*Requirements*: Copy all lines holding the word "this" from the entries.
** BEGIN Records supplied **
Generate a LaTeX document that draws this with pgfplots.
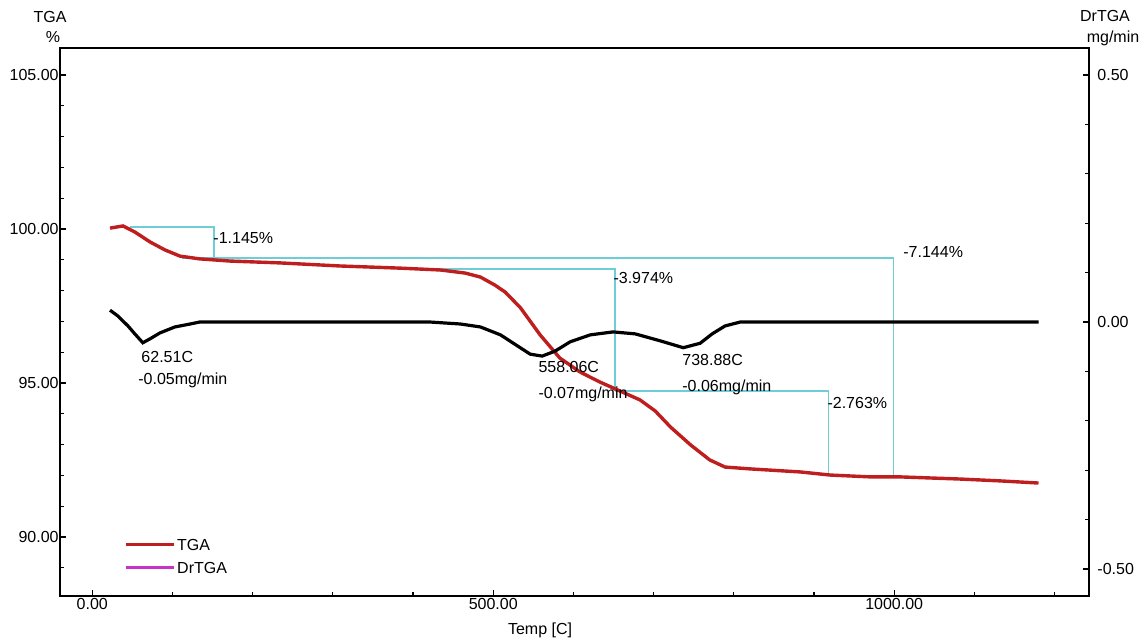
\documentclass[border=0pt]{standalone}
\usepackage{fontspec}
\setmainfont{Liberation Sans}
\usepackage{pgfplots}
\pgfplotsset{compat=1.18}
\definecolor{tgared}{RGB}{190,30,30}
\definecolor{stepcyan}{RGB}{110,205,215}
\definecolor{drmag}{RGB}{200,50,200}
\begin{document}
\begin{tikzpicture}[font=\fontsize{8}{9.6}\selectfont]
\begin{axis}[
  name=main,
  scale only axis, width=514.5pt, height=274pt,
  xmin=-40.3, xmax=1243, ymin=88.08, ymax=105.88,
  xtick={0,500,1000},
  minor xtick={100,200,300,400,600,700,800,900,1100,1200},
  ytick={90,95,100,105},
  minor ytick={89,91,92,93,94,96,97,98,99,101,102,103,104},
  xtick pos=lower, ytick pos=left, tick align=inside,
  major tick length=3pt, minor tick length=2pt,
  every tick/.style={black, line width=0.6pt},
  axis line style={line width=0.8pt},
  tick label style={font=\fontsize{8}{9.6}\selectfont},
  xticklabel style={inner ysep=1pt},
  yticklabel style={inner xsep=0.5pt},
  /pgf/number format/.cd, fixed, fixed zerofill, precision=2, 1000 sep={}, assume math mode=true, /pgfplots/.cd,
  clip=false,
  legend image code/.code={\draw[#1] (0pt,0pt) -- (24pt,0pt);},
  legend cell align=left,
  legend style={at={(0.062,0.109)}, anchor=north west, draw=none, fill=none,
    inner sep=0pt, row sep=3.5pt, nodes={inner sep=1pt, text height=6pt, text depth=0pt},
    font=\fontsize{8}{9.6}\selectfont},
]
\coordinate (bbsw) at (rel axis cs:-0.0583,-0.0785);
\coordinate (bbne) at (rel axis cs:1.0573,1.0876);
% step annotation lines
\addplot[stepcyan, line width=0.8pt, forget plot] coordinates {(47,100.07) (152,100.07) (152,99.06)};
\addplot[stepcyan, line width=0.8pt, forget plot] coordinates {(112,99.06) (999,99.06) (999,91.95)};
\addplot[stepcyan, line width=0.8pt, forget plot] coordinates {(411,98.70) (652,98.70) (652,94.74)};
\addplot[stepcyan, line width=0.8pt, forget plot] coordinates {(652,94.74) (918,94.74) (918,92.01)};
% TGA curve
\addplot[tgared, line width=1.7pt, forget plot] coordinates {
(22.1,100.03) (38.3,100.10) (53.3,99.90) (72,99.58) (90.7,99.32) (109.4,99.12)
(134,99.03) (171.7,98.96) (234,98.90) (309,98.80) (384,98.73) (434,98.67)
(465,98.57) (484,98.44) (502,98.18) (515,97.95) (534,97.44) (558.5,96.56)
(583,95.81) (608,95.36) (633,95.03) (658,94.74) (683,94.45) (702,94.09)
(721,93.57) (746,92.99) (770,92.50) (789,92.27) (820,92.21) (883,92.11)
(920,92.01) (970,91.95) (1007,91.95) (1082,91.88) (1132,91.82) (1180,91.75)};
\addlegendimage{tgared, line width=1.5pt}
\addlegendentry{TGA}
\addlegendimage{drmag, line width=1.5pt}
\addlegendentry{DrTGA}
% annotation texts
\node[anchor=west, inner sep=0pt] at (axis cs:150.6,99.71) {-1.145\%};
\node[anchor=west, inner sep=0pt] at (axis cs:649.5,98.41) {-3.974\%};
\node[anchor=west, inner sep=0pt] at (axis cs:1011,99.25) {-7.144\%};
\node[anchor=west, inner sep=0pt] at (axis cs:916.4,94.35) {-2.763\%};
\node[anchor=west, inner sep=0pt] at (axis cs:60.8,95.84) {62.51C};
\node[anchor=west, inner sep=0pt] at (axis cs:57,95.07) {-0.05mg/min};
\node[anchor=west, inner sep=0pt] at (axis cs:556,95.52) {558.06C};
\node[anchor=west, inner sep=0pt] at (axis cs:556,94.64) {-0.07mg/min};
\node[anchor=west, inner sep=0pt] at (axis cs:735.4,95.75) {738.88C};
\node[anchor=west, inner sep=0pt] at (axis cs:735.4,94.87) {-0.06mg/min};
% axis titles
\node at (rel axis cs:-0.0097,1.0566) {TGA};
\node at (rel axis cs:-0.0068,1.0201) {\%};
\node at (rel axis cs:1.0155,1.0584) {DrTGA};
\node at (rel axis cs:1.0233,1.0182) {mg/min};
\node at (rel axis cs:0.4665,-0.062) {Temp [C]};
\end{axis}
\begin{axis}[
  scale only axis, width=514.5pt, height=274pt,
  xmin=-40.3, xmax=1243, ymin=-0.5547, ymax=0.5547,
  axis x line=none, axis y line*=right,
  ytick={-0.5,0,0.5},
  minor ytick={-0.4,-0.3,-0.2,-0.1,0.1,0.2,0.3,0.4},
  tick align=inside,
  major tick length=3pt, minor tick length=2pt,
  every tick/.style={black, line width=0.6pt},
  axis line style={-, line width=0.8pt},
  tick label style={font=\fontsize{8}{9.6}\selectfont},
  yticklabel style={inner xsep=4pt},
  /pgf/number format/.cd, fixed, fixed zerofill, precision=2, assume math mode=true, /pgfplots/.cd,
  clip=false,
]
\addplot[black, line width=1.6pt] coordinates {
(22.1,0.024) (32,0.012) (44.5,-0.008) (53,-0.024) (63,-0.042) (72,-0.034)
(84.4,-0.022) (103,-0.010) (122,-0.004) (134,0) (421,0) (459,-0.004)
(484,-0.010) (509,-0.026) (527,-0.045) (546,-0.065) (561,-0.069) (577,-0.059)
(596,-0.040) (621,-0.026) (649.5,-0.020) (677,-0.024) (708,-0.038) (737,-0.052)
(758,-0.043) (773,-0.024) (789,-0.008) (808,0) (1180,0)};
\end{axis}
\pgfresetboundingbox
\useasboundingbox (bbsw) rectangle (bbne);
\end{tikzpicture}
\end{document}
** END Records supplied **
** BEGIN Records supplied **
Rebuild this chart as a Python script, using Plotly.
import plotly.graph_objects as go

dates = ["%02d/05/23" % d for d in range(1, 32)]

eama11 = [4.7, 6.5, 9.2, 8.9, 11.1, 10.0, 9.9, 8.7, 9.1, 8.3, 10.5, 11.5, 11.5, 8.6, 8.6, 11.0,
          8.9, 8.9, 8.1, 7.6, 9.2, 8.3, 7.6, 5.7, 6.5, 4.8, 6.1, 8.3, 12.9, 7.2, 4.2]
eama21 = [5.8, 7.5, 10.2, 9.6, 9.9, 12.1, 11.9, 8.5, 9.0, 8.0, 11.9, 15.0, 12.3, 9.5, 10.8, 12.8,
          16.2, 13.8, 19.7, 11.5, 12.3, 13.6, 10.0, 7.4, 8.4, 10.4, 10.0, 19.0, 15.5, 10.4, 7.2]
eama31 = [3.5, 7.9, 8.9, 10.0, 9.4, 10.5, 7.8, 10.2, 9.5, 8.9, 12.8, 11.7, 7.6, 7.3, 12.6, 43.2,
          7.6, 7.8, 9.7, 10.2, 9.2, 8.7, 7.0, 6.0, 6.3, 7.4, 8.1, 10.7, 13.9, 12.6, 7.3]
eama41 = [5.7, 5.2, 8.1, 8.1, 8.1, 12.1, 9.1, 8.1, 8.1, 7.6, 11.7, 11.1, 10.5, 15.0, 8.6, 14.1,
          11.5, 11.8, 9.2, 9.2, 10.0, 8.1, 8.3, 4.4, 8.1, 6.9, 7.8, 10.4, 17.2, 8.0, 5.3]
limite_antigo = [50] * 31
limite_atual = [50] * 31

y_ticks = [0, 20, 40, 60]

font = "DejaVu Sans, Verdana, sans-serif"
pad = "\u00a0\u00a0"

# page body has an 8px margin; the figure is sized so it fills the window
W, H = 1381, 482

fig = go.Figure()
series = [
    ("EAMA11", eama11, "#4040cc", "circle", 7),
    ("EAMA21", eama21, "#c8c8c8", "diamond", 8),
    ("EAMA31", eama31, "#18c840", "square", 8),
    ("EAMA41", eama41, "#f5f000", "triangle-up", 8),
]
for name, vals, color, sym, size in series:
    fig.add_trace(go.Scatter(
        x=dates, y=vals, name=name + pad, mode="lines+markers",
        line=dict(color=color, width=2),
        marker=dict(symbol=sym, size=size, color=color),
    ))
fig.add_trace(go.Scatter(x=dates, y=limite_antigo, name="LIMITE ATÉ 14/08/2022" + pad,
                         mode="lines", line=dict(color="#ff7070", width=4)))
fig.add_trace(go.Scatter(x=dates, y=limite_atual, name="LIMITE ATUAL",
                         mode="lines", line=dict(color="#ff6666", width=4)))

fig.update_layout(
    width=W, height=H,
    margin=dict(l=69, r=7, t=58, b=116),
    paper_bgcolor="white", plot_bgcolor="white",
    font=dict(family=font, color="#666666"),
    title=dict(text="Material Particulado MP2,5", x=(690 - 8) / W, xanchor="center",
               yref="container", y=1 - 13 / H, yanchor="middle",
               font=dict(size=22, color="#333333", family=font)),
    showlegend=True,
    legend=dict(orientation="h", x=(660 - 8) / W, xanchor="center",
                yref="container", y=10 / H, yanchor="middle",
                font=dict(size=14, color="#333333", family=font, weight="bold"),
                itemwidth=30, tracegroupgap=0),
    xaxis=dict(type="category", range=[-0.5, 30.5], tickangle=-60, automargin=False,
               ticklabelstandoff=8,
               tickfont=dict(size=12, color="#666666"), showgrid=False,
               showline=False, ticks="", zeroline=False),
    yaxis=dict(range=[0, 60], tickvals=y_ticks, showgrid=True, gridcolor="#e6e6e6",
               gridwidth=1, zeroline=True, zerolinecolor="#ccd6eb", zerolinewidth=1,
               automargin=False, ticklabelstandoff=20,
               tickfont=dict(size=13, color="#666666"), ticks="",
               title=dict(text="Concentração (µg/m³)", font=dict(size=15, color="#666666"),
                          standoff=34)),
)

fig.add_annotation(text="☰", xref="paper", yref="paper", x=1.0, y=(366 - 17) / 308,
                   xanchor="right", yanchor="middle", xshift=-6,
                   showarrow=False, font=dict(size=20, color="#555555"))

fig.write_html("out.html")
** END Records supplied **
*Result of the task*:
Generate a LaTeX document that draws this with pgfplots.
Rebuild this chart as a Python script, using Plotly.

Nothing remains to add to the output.